:: What is asked ::
Set the listing down again exactly, please, apart from its pictures.

:: Data shown ::
____
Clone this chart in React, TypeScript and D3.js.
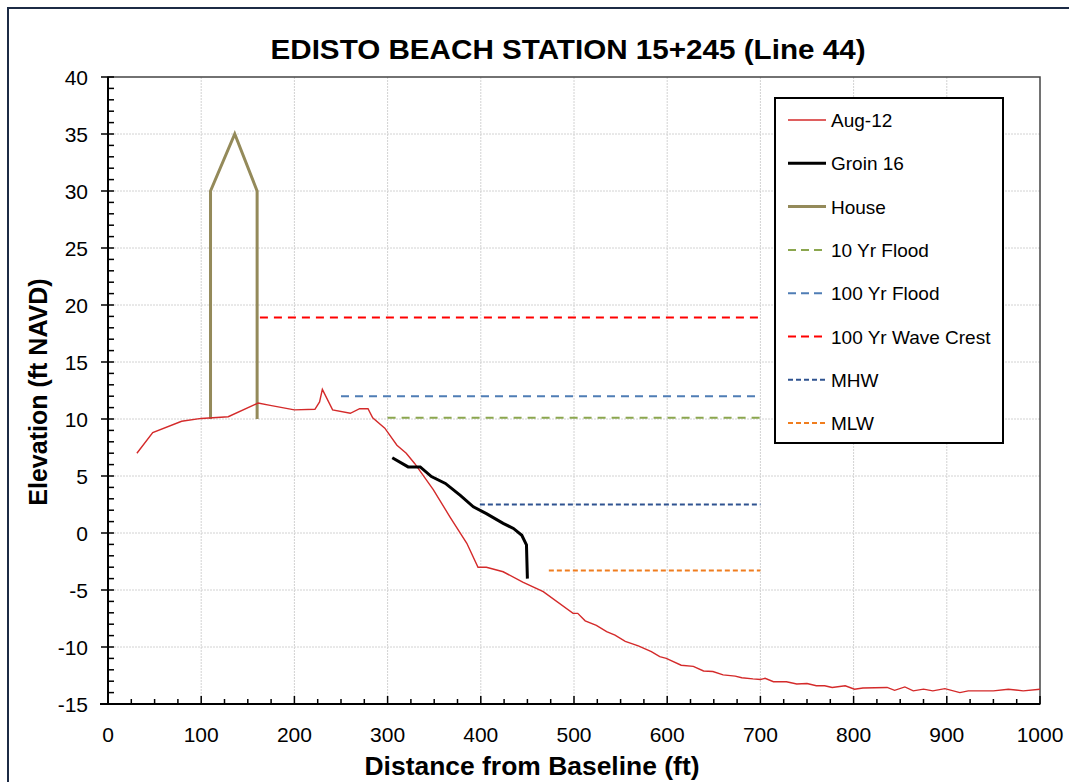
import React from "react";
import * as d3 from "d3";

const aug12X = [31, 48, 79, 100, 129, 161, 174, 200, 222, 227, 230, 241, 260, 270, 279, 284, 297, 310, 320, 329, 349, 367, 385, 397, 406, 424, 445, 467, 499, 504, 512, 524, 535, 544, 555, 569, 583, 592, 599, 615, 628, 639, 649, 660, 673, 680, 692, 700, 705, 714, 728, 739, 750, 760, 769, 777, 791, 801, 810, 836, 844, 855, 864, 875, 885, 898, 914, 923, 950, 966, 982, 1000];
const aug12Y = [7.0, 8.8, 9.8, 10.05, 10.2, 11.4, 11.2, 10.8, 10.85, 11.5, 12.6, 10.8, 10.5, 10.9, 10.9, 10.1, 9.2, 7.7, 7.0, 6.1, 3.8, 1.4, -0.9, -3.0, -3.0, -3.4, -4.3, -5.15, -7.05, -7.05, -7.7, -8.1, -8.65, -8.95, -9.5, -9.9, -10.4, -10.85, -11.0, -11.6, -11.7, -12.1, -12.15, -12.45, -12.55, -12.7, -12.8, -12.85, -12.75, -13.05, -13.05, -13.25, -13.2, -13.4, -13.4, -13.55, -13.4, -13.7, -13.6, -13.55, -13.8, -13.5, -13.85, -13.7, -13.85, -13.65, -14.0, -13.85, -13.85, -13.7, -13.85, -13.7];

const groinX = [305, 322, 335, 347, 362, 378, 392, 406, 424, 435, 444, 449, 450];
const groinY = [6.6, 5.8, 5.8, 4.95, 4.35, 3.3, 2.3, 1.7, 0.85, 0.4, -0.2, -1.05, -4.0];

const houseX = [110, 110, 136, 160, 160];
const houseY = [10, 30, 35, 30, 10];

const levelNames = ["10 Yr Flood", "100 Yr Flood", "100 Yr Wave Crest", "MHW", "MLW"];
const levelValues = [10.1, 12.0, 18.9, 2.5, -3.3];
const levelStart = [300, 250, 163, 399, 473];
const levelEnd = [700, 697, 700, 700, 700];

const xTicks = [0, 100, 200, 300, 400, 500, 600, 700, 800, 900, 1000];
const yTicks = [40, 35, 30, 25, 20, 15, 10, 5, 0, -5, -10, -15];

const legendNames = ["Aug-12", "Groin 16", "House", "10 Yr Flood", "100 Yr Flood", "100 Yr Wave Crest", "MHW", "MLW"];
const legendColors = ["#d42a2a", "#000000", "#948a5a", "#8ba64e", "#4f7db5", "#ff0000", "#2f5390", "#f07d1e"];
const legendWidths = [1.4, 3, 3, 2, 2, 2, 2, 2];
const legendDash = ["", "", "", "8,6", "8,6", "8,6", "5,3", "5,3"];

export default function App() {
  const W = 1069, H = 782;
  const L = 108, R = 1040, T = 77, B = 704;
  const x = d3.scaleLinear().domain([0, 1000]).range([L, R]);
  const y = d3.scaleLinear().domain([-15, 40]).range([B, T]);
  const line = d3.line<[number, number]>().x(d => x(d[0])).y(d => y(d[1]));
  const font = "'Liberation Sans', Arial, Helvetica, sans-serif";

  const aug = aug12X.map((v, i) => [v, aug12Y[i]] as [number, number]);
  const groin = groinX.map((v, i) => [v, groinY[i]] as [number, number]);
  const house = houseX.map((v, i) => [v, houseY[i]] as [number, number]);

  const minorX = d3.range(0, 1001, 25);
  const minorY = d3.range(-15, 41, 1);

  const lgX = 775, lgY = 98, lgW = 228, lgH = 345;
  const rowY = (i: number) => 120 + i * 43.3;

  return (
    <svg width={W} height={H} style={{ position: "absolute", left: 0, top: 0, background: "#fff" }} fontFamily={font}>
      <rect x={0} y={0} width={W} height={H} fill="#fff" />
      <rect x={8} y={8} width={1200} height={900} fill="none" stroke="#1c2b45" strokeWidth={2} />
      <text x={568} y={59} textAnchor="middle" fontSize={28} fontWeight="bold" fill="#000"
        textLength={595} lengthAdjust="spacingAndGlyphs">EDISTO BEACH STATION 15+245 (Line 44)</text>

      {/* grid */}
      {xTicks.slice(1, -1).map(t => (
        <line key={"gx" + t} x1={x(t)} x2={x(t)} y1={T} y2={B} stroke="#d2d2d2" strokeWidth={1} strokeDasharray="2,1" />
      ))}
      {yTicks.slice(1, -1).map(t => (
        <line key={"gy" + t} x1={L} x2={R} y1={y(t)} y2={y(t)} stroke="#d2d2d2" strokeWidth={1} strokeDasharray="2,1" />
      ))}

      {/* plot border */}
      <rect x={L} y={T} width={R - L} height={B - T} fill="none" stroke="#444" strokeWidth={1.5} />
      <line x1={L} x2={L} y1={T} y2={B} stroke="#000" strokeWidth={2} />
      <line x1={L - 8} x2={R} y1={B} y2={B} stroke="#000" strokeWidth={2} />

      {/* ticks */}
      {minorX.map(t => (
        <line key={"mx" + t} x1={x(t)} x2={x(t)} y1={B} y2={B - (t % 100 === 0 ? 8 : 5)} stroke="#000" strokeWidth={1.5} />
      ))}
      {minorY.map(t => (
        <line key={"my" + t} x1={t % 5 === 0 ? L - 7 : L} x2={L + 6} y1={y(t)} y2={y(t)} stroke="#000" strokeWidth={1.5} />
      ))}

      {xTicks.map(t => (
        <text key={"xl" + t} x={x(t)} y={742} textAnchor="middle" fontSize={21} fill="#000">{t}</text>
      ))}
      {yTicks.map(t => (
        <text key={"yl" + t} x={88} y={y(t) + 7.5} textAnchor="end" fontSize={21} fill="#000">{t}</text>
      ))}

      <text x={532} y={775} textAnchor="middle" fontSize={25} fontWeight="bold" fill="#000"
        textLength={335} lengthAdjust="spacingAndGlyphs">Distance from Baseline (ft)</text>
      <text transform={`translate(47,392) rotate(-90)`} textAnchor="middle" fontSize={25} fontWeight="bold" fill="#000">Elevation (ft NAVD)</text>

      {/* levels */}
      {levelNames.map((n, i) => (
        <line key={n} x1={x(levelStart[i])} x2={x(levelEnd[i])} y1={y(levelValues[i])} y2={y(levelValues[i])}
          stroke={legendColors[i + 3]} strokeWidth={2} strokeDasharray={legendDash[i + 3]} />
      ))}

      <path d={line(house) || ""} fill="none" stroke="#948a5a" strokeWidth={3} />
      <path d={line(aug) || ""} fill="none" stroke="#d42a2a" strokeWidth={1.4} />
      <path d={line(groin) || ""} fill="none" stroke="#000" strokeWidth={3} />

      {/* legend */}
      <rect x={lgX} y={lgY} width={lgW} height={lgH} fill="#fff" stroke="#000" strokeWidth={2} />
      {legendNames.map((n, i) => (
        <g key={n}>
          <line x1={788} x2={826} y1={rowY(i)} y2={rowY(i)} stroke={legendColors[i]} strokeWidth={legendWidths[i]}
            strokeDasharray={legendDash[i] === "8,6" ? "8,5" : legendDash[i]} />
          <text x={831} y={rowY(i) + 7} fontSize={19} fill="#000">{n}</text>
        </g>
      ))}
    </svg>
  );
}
____
:: Output for this exercise ::
Clone this chart in React, TypeScript and D3.js.
import React from "react";
import * as d3 from "d3";

const aug12X = [31, 48, 79, 100, 129, 161, 174, 200, 222, 227, 230, 241, 260, 270, 279, 284, 297, 310, 320, 329, 349, 367, 385, 397, 406, 424, 445, 467, 499, 504, 512, 524, 535, 544, 555, 569, 583, 592, 599, 615, 628, 639, 649, 660, 673, 680, 692, 700, 705, 714, 728, 739, 750, 760, 769, 777, 791, 801, 810, 836, 844, 855, 864, 875, 885, 898, 914, 923, 950, 966, 982, 1000];
const aug12Y = [7.0, 8.8, 9.8, 10.05, 10.2, 11.4, 11.2, 10.8, 10.85, 11.5, 12.6, 10.8, 10.5, 10.9, 10.9, 10.1, 9.2, 7.7, 7.0, 6.1, 3.8, 1.4, -0.9, -3.0, -3.0, -3.4, -4.3, -5.15, -7.05, -7.05, -7.7, -8.1, -8.65, -8.95, -9.5, -9.9, -10.4, -10.85, -11.0, -11.6, -11.7, -12.1, -12.15, -12.45, -12.55, -12.7, -12.8, -12.85, -12.75, -13.05, -13.05, -13.25, -13.2, -13.4, -13.4, -13.55, -13.4, -13.7, -13.6, -13.55, -13.8, -13.5, -13.85, -13.7, -13.85, -13.65, -14.0, -13.85, -13.85, -13.7, -13.85, -13.7];

const groinX = [305, 322, 335, 347, 362, 378, 392, 406, 424, 435, 444, 449, 450];
const groinY = [6.6, 5.8, 5.8, 4.95, 4.35, 3.3, 2.3, 1.7, 0.85, 0.4, -0.2, -1.05, -4.0];

const houseX = [110, 110, 136, 160, 160];
const houseY = [10, 30, 35, 30, 10];

const levelNames = ["10 Yr Flood", "100 Yr Flood", "100 Yr Wave Crest", "MHW", "MLW"];
const levelValues = [10.1, 12.0, 18.9, 2.5, -3.3];
const levelStart = [300, 250, 163, 399, 473];
const levelEnd = [700, 697, 700, 700, 700];

const xTicks = [0, 100, 200, 300, 400, 500, 600, 700, 800, 900, 1000];
const yTicks = [40, 35, 30, 25, 20, 15, 10, 5, 0, -5, -10, -15];

const legendNames = ["Aug-12", "Groin 16", "House", "10 Yr Flood", "100 Yr Flood", "100 Yr Wave Crest", "MHW", "MLW"];
const legendColors = ["#d42a2a", "#000000", "#948a5a", "#8ba64e", "#4f7db5", "#ff0000", "#2f5390", "#f07d1e"];
const legendWidths = [1.4, 3, 3, 2, 2, 2, 2, 2];
const legendDash = ["", "", "", "8,6", "8,6", "8,6", "5,3", "5,3"];

export default function App() {
  const W = 1069, H = 782;
  const L = 108, R = 1040, T = 77, B = 704;
  const x = d3.scaleLinear().domain([0, 1000]).range([L, R]);
  const y = d3.scaleLinear().domain([-15, 40]).range([B, T]);
  const line = d3.line<[number, number]>().x(d => x(d[0])).y(d => y(d[1]));
  const font = "'Liberation Sans', Arial, Helvetica, sans-serif";

  const aug = aug12X.map((v, i) => [v, aug12Y[i]] as [number, number]);
  const groin = groinX.map((v, i) => [v, groinY[i]] as [number, number]);
  const house = houseX.map((v, i) => [v, houseY[i]] as [number, number]);

  const minorX = d3.range(0, 1001, 25);
  const minorY = d3.range(-15, 41, 1);

  const lgX = 775, lgY = 98, lgW = 228, lgH = 345;
  const rowY = (i: number) => 120 + i * 43.3;

  return (
    <svg width={W} height={H} style={{ position: "absolute", left: 0, top: 0, background: "#fff" }} fontFamily={font}>
      <rect x={0} y={0} width={W} height={H} fill="#fff" />
      <rect x={8} y={8} width={1200} height={900} fill="none" stroke="#1c2b45" strokeWidth={2} />
      <text x={568} y={59} textAnchor="middle" fontSize={28} fontWeight="bold" fill="#000"
        textLength={595} lengthAdjust="spacingAndGlyphs">EDISTO BEACH STATION 15+245 (Line 44)</text>

      {/* grid */}
      {xTicks.slice(1, -1).map(t => (
        <line key={"gx" + t} x1={x(t)} x2={x(t)} y1={T} y2={B} stroke="#d2d2d2" strokeWidth={1} strokeDasharray="2,1" />
      ))}
      {yTicks.slice(1, -1).map(t => (
        <line key={"gy" + t} x1={L} x2={R} y1={y(t)} y2={y(t)} stroke="#d2d2d2" strokeWidth={1} strokeDasharray="2,1" />
      ))}

      {/* plot border */}
      <rect x={L} y={T} width={R - L} height={B - T} fill="none" stroke="#444" strokeWidth={1.5} />
      <line x1={L} x2={L} y1={T} y2={B} stroke="#000" strokeWidth={2} />
      <line x1={L - 8} x2={R} y1={B} y2={B} stroke="#000" strokeWidth={2} />

      {/* ticks */}
      {minorX.map(t => (
        <line key={"mx" + t} x1={x(t)} x2={x(t)} y1={B} y2={B - (t % 100 === 0 ? 8 : 5)} stroke="#000" strokeWidth={1.5} />
      ))}
      {minorY.map(t => (
        <line key={"my" + t} x1={t % 5 === 0 ? L - 7 : L} x2={L + 6} y1={y(t)} y2={y(t)} stroke="#000" strokeWidth={1.5} />
      ))}

      {xTicks.map(t => (
        <text key={"xl" + t} x={x(t)} y={742} textAnchor="middle" fontSize={21} fill="#000">{t}</text>
      ))}
      {yTicks.map(t => (
        <text key={"yl" + t} x={88} y={y(t) + 7.5} textAnchor="end" fontSize={21} fill="#000">{t}</text>
      ))}

      <text x={532} y={775} textAnchor="middle" fontSize={25} fontWeight="bold" fill="#000"
        textLength={335} lengthAdjust="spacingAndGlyphs">Distance from Baseline (ft)</text>
      <text transform={`translate(47,392) rotate(-90)`} textAnchor="middle" fontSize={25} fontWeight="bold" fill="#000">Elevation (ft NAVD)</text>

      {/* levels */}
      {levelNames.map((n, i) => (
        <line key={n} x1={x(levelStart[i])} x2={x(levelEnd[i])} y1={y(levelValues[i])} y2={y(levelValues[i])}
          stroke={legendColors[i + 3]} strokeWidth={2} strokeDasharray={legendDash[i + 3]} />
      ))}

      <path d={line(house) || ""} fill="none" stroke="#948a5a" strokeWidth={3} />
      <path d={line(aug) || ""} fill="none" stroke="#d42a2a" strokeWidth={1.4} />
      <path d={line(groin) || ""} fill="none" stroke="#000" strokeWidth={3} />

      {/* legend */}
      <rect x={lgX} y={lgY} width={lgW} height={lgH} fill="#fff" stroke="#000" strokeWidth={2} />
      {legendNames.map((n, i) => (
        <g key={n}>
          <line x1={788} x2={826} y1={rowY(i)} y2={rowY(i)} stroke={legendColors[i]} strokeWidth={legendWidths[i]}
            strokeDasharray={legendDash[i] === "8,6" ? "8,5" : legendDash[i]} />
          <text x={831} y={rowY(i) + 7} fontSize={19} fill="#000">{n}</text>
        </g>
      ))}
    </svg>
  );
}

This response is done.